UN: South Sudan must do more to stop civilian deaths

1587

Semi-autonomous south Sudan must do more to protect its civilians from armed groups and bloody tribal clashes, the United Nation’s human rights investigator for Sudan, Sima Samar, said on Thursday.

Samar, who said this year’s violence was unprecedented in terms of casualties, the use of sophisticated firearms and because women and children were targeted, said the south should deploy security forces to conflict areas and disarm civilians.

Inter-tribal peace talks have followed dry season battles for centuries, but the increased violence this year has prompted worries over southern unity as a fragile north-south peace accord is implemented, Reuters explains.

South Sudan‘s government was set up in 2005 after a peace deal ended a war between the north and south over resources and differing ideologies. Two million died, often as the rebels battled other southern militias sponsored by Khartoum.

This year more than 700 people were killed in marshy and remote Jonglei State in attacks and counter-attacks by the Lou Nuer and Murle ethnic groups earlier this year. The bloodshed followed years of escalating cattle raiding.

Many of the south’s soldiers are deployed to protect the northern border and soldiers did not intervene in Jonglei. The south Sudanese army has 60 000 soldiers on its payroll, but UN experts believe there may be more than twice that.

“The lack of action by the government of southern Sudan in order to prevent the acts in Jonglei is a terrible thing,” Samar said, adding that punitive justice was needed as well as the traditional peace-making dialogue.

“They should somehow bring the people who did the crimes to justice,” she said, warning of impunity for the armed groups, typically made up of young men.

A report released this week by the Swiss-based Small Arms Survey said disarmament and controlling internal fighting was especially difficult for the war-ravaged south, which is focused on defending its border with the north and containing spoilers.

“The (south) continues to be driven by the belief that a confrontation with the north is likely,” the report said.
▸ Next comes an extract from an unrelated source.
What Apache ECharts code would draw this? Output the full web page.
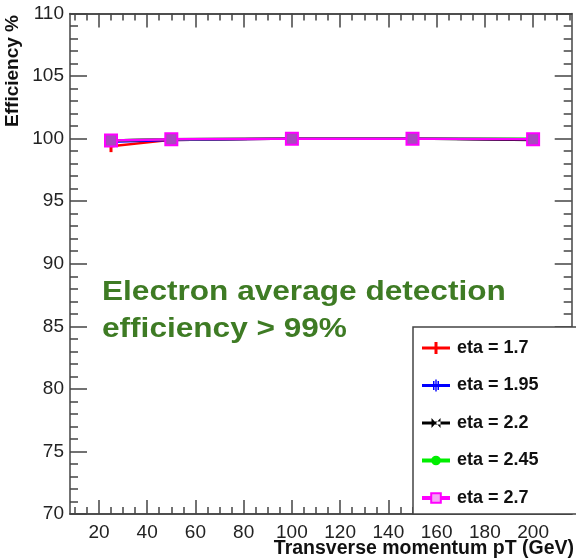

Patchy disarmament attempts have failed to improve security, instead highlighting tribal divisions, the report continued.
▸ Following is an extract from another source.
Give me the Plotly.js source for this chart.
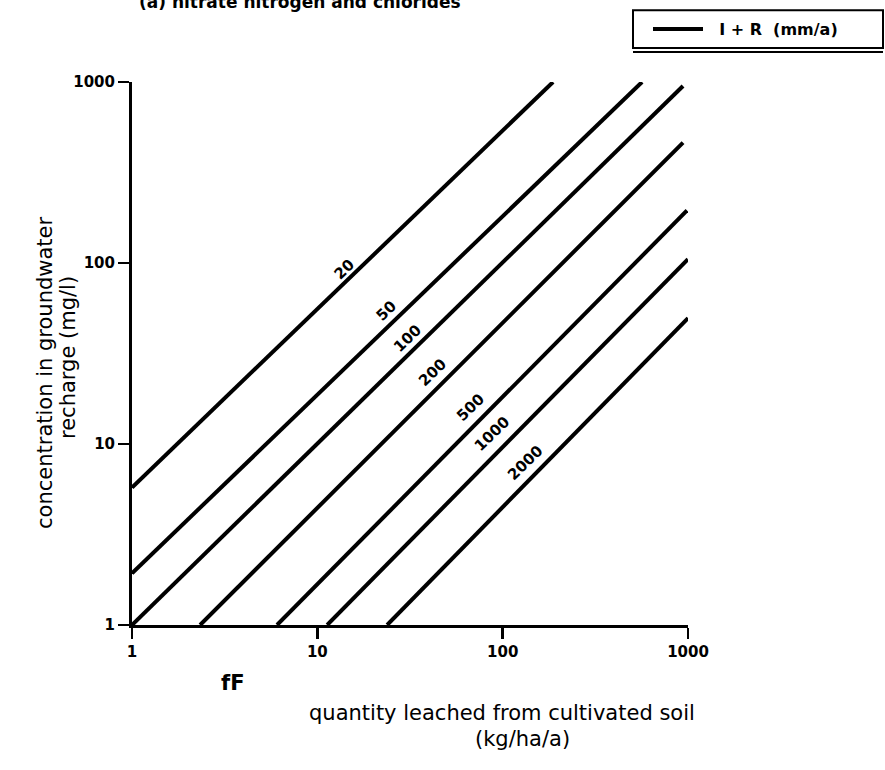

Southern President Salva Kiir has already announced a new civilian disarmament campaign but the Small Arms Survey said a renewed attempt at tribal reconciliation is crucial for improving security and building confidence.

“In the absence of visible peace-building and development, the government will be unable to meet the south’s greatest challenge, which is to unify its people,” the report said.

It is unclear why soldiers did not try to protect civilians in Jonglei. Army sources have said that the central government issued orders not to intervene in the clashes, possibly because of worries over the implications of soldiers shooting civilians in gun battles.

The Small Arms Survey said that there have been reports that attacking Lou Nuer had been given guns by soldiers, some of whom may have defected to fight with their ethnic kin.



The United Nations said earlier this week that more people have died in tribal violence in post-war southern Sudan in recent months than in the western Darfur region plagued by ethnic and politically driven fighting.